(Catatan Perjalanan Icha) Kuala Tungkal Hari ke II, 12 Feb 2008

Selasa, 12 Feb 2008
Pk. 06.00

Kelelahan akibat pejalanan dan menunggu terhapus sudah dengan istirahat tidur semalam. Kemarin pagi, aku meninggalkan suami dan kedua anakku saat fajar belum mengintip. Kini ku terbangun dengan sinar mentari yang sudah menerobos dari kisi-kisi ventilasi kamar hotel. Semburat cahaya berwarna kuning kemerahan, membentuk garis memanjang yang terpantul di dinding kamar.

Keindahan pantulannya menimbulkan rasa bahagia. Ku lirik jam yang masih terikat di pergelangan tangan, ingatanku melayang pada anak-anak yang pasti tengah bersiap ke sekolah. Doa mama bersama kalian nak!” Seruku dalam hati.

Kesempatan ini sekaligus ku gunakan untuk mengambil waktu teduh pribadi. Ku pejamkan kedua mata, berusaha mengosongkan pikiran dari segala tugas dan beban pekerjaan. Aku menghubungkan diriku dengan sang pemilik kehidupan. Menit pertama aku masih mendengar deru mobil di luar, aku tetap berkonsentrasi selanjutnya aku merasa melayang pada satu planet. Tetap dalam kesadaran karena aku bisa menggambarkan denga jelas apa yang kulihat dan ku lalui tapi aku tak mendengar apa-apa.

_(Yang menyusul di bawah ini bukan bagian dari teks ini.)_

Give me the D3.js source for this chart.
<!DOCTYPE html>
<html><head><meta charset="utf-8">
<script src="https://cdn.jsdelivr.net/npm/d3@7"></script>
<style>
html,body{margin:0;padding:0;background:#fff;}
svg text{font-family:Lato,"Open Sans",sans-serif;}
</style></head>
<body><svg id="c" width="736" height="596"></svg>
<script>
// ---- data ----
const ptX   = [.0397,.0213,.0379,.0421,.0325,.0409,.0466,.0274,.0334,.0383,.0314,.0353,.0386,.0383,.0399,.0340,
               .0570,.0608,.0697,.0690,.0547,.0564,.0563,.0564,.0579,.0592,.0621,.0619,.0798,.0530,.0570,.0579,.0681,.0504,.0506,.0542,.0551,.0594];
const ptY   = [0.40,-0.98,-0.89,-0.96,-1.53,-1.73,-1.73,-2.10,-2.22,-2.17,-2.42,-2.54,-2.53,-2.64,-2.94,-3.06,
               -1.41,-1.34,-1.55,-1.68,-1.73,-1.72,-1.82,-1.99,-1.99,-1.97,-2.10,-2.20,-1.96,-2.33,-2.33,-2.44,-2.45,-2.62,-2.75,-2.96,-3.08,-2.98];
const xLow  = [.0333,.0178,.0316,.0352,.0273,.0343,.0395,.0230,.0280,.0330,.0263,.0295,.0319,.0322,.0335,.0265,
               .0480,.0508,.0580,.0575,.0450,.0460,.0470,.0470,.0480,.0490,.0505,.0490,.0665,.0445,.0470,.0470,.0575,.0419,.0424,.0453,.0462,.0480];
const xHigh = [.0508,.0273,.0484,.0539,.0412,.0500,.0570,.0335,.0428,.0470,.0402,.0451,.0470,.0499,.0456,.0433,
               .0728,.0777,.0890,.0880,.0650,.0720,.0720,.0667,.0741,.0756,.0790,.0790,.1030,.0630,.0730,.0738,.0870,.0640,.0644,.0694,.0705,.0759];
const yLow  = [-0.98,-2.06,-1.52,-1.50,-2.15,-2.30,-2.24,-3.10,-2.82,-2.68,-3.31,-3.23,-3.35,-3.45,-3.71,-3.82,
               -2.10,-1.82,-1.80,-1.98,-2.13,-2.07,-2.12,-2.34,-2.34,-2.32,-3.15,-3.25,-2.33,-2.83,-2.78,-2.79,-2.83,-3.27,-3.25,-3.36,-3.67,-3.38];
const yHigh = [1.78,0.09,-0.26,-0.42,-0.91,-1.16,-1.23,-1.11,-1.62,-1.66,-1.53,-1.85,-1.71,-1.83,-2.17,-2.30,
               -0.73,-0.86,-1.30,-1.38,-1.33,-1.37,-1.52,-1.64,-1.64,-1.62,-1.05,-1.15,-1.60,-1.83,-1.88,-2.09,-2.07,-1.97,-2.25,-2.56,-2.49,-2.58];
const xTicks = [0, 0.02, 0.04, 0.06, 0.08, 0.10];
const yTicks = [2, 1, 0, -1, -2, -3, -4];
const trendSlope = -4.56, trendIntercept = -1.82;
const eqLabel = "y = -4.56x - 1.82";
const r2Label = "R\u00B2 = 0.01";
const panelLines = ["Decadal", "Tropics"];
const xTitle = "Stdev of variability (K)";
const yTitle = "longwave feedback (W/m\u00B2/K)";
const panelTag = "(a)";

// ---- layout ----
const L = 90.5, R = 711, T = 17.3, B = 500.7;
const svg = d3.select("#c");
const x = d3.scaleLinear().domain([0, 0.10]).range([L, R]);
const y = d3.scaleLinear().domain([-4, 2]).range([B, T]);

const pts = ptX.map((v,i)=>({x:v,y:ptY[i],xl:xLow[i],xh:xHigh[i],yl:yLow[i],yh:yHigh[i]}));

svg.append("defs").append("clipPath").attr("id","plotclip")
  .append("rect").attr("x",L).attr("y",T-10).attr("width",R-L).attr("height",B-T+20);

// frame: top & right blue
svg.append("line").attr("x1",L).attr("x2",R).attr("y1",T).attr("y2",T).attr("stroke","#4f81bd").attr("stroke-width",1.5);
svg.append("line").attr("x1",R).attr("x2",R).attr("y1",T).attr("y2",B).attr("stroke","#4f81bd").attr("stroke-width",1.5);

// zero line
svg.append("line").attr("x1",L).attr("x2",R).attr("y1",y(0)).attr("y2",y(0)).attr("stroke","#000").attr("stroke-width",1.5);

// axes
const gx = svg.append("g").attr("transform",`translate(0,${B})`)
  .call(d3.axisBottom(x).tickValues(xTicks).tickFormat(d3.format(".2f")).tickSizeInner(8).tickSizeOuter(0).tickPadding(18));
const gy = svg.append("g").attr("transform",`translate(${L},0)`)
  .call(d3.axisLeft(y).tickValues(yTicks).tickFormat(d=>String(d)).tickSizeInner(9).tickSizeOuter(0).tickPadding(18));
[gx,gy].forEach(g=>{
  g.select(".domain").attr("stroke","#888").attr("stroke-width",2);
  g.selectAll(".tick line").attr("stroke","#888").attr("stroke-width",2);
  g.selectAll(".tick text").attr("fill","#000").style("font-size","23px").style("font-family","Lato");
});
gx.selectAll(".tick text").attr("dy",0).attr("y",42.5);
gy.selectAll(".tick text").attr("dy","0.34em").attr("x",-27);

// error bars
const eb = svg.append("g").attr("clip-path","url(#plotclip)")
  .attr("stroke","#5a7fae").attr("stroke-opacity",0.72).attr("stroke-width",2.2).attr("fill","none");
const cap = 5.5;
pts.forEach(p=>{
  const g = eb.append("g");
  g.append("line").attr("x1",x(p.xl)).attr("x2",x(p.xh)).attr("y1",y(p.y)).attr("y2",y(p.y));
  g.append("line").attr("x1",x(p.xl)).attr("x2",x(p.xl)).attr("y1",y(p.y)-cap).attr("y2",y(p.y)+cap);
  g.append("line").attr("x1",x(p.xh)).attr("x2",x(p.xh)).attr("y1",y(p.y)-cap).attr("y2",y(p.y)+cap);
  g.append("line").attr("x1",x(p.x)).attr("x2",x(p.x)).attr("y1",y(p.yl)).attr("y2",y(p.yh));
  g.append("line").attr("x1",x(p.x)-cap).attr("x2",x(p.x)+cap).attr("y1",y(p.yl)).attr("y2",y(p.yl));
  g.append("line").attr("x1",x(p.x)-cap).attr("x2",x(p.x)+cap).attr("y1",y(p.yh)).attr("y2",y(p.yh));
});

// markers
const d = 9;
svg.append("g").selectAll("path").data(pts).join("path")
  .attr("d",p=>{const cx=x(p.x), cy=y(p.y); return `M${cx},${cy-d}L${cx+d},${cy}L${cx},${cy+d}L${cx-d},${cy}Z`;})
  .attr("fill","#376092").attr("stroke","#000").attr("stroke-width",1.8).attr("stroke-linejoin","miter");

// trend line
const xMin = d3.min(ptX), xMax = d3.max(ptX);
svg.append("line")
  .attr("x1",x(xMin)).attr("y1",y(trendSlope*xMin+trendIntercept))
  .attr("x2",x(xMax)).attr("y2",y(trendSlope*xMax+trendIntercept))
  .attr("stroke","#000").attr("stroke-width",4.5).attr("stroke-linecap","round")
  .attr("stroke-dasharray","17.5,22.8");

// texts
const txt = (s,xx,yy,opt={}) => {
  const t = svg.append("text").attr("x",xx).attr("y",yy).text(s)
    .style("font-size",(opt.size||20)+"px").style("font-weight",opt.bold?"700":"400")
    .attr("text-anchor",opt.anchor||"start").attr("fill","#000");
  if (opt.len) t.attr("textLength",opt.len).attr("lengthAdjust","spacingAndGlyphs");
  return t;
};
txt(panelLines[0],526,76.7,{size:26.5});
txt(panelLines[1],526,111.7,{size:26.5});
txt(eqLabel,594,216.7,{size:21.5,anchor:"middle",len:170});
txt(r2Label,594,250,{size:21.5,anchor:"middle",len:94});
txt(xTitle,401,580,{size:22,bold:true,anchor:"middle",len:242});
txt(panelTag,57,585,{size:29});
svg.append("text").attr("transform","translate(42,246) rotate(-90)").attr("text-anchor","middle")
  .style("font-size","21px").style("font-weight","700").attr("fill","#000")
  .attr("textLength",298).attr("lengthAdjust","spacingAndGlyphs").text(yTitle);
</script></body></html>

Saat seperti itu, saat melayang pada sebuah planet, aku berbicara kepada sang pemilik kehidupan. Ku curahkan semua rasa dari apa yang ku rasa menjadi beban atau rasa kebahagiaan, juga ke khawatiran yang menyelimuti jiwaku. Aku seperti merasa menonton sebuah film yang menceritakan penjelajahan di angkaa luar. Nampak warna hitam, merah, abu-abu sesekali ada semburat putih dan keemasan. Aku terkagum-kagum dengan permainan warna pada medan seperti bebatuan atau alam raya tak berbatas.

Aku sempat merasakan kelelahan, dada ini bergolak cepat sehingga merasa nyaris tak bernafas karena emosi dalam diri tapi kubiarkan semua mengalir begitu saja sampai pada satu saat semua kembali dalam ritme yang tearatur. Saat seperti itu aku mrasa sangat ringan, melayang bagaik kapas, seiring hati ini merasa nyaman dan tentram. Aku bisa merasakan kalau aku tersenyum. Dan gambaran orang-orang yang kukasihi silih berganti muncul dan mereka semua tersenyum.

Aku senang sekali bisa mempunyai pengalaman pribadi seperti ini, sulit menggambarkan dengan kata-kata yang nyata untuk menggambarkan apa yang kulihat, kualami dan kurasakan tapi aku merasa terpuaskan. Sampai saat rasanya mataku sudah terbuka namun butuh waktu beberapa saat untuk aku melihat ujud nyata dimana sebenarnya aku berada. Kesadaranku kembali penuh, manakala terdengar bunyi pesan singkat di telepon selulerku..

Aku masih tidak mengubris HP karena jiwaku separuh raanya masih belum kembali. Dalam posisi duduk deangan tangan bersitangkup di dada, kembali aku menaikkan doa dan pujian syukur untuk semua yang sudah kuterima dan memohon, agar tiap perbuatanku bisa memberikan kebaikan bagi sesama.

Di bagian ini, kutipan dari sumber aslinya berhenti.